Research Design: Interviews

The original interview data were collected from a sample of twelve (6 female) community college students and twenty (10 female) university students. Six students identified as Latino, nine students identified as African American, 16 students identified as White, and one student identified as Asian. Participants were recruited through on-campus student organizations. Using a phenomenological perspective (van Manen, 1984), based on the premise that the most meaningful reality is what one perceives it to be, the PI interviewed students individually to theoretical saturation, about their experiences with and understanding of experimentation. Students also completed a background questionnaire and a checklist assessing how frequently they participated in a variety of experimentation behaviors.

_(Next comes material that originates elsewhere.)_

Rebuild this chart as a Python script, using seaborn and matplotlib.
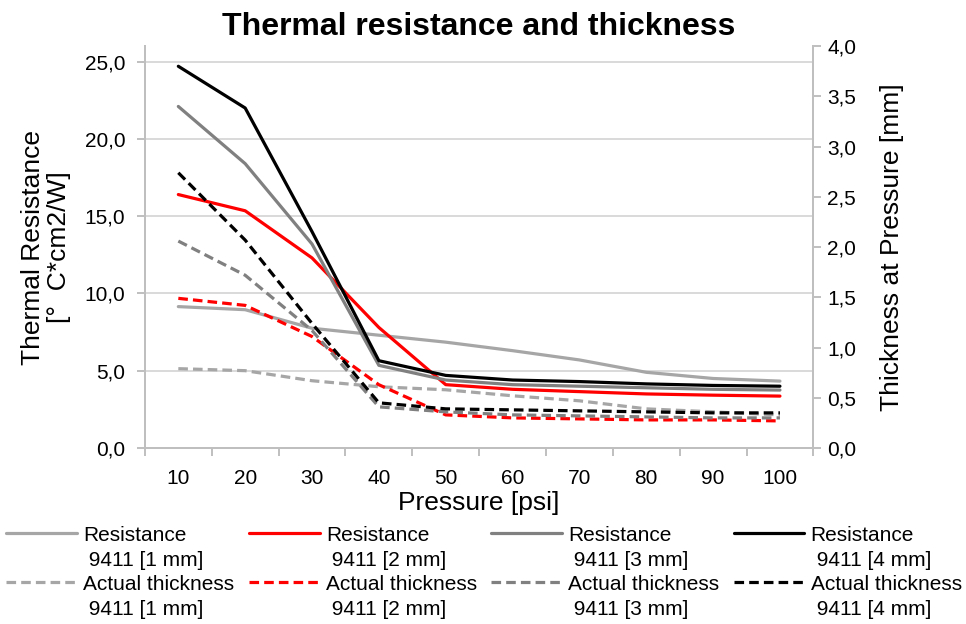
import numpy as np
import pandas as pd
import matplotlib
matplotlib.use("Agg")
import matplotlib.pyplot as plt
from matplotlib.ticker import FuncFormatter, FixedLocator
from matplotlib.legend_handler import HandlerLine2D
import seaborn as sns

sns.set_style("white")
plt.rcParams['font.family'] = ['Liberation Sans', 'DejaVu Sans']
plt.rcParams['text.color'] = 'black'
plt.rcParams['axes.labelcolor'] = 'black'

# data
pressure = [10, 20, 30, 40, 50, 60, 70, 80, 90, 100]
sizes = ["1 mm", "2 mm", "3 mm", "4 mm"]
colors = ["#A6A6A6", "#FF0000", "#808080", "#000000"]

res_1mm = [9.15, 8.95, 7.75, 7.3, 6.85, 6.3, 5.7, 4.9, 4.5, 4.33]
res_2mm = [16.4, 15.35, 12.3, 7.8, 4.1, 3.8, 3.65, 3.5, 3.42, 3.36]
res_3mm = [22.1, 18.4, 13.2, 5.35, 4.4, 4.1, 4.0, 3.9, 3.8, 3.75]
res_4mm = [24.7, 22.0, 14.0, 5.65, 4.7, 4.4, 4.3, 4.15, 4.05, 4.0]

thk_1mm = [0.79, 0.77, 0.67, 0.61, 0.58, 0.52, 0.47, 0.39, 0.36, 0.33]
thk_2mm = [1.49, 1.42, 1.11, 0.63, 0.33, 0.30, 0.29, 0.28, 0.28, 0.27]
thk_3mm = [2.06, 1.72, 1.17, 0.41, 0.36, 0.33, 0.32, 0.31, 0.30, 0.30]
thk_4mm = [2.74, 2.07, 1.24, 0.45, 0.39, 0.38, 0.37, 0.36, 0.35, 0.35]

resistance = [res_1mm, res_2mm, res_3mm, res_4mm]
thickness = [thk_1mm, thk_2mm, thk_3mm, thk_4mm]

fig = plt.figure(figsize=(9.66, 6.24), dpi=100)
ax = fig.add_axes([0.150, 0.282, 0.692, 0.644])
ax2 = ax.twinx()

dash = (0, (3, 1.6))
res_lines, thk_lines = [], []
for size, col, r, t in zip(sizes, colors, resistance, thickness):
    sns.lineplot(x=pressure, y=r, color=col, lw=2.3, ax=ax, legend=False)
    res_lines.append(ax.lines[-1])
    sns.lineplot(x=pressure, y=t, color=col, lw=2.3, ax=ax2, legend=False,
                 linestyle=dash)
    thk_lines.append(ax2.lines[-1])

# axes styling (Excel-like)
axis_col = "#BFBFBF"
ax.set_xlim(5, 105)
ax.set_ylim(0, 26)
ax2.set_ylim(0, 4)
ax.set_yticks(np.arange(0, 26, 5))
ax2.set_yticks(np.arange(0, 4.01, 0.5))
ax.set_xticks(pressure)
ax.xaxis.set_minor_locator(FixedLocator(np.arange(5, 106, 10)))
comma = FuncFormatter(lambda v, p: f"{v:.1f}".replace(".", ","))
ax.yaxis.set_major_formatter(comma)
ax2.yaxis.set_major_formatter(comma)

ax.grid(axis="y", color="#D9D9D9", lw=1.4)
ax.set_axisbelow(True)
for a in (ax, ax2):
    for s in a.spines.values():
        s.set_color(axis_col)
        s.set_linewidth(1.4)
    a.spines["top"].set_visible(False)
ax.tick_params(axis="x", which="major", bottom=True, length=0, labelsize=15,
               pad=15, labelcolor="black")
ax.tick_params(axis="x", which="minor", bottom=True, length=6, width=1.4, color=axis_col)
ax.tick_params(axis="y", left=True, length=6, width=1.4, color=axis_col,
               labelsize=15, pad=8, labelcolor="black")
ax2.tick_params(axis="y", right=True, length=6, width=1.4, color=axis_col,
                labelsize=15, pad=4, labelcolor="black")

ax.set_title("Thermal resistance and thickness", fontsize=23, fontweight="bold", pad=8)
ax.set_xlabel("Pressure [psi]", fontsize=19, labelpad=2)
ax.set_ylabel("Thermal Resistance\n[°  C*cm2/W]", fontsize=19, labelpad=10, linespacing=1.1)
ax2.set_ylabel("Thickness at Pressure [mm]", fontsize=19, labelpad=17)


class UpperLine(HandlerLine2D):
    # put the legend sample next to the first line of a two-line label
    def create_artists(self, legend, orig_handle, xdescent, ydescent, width,
                       height, fontsize, trans):
        arts = super().create_artists(legend, orig_handle, xdescent, ydescent,
                                      width, height, fontsize, trans)
        for a in arts:
            a.set_ydata(np.asarray(a.get_ydata(), dtype=float) + 0.7 * fontsize)
        return arts


handles, labels = [], []
for size, rl, tl in zip(sizes, res_lines, thk_lines):
    handles += [rl, tl]
    labels += [f"Resistance\n 9411 [{size}]", f"Actual thickness\n 9411 [{size}]"]

leg = fig.legend(handles, labels, ncol=4, loc="upper left",
                 bbox_to_anchor=(-0.002, 0.171),
                 frameon=False, fontsize=15, handlelength=3.4, handletextpad=0.3,
                 columnspacing=0.68, labelspacing=0.25, borderaxespad=0.0,
                 handler_map={matplotlib.lines.Line2D: UpperLine()})
for t in leg.get_texts():
    t.set_linespacing(1.4)

fig.savefig("out.png", dpi=100)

Analyses revealed that from the perspective of college students, there is a clear distinction between experimentation and risk-taking. Students described a deliberate and functional process of experimentation. To the contrary, they described risk-taking to be less likely to be planned and more often to involve having something to lose or compromise. Further, from their perspective, substance use, alcohol use, and sexual activity, behaviors that have typically been identified as negative risk-taking, are most often purposeful, affording them positive developmental opportunities (Dworkin, 2005). Students also described a deliberate and functional process of experimenting with eight behavioral domains: academic activities, substance and alcohol use, social activities, sexual activity, intimate relationships, extracurricular activities, religion, and politics, as they worked to figure out who they are.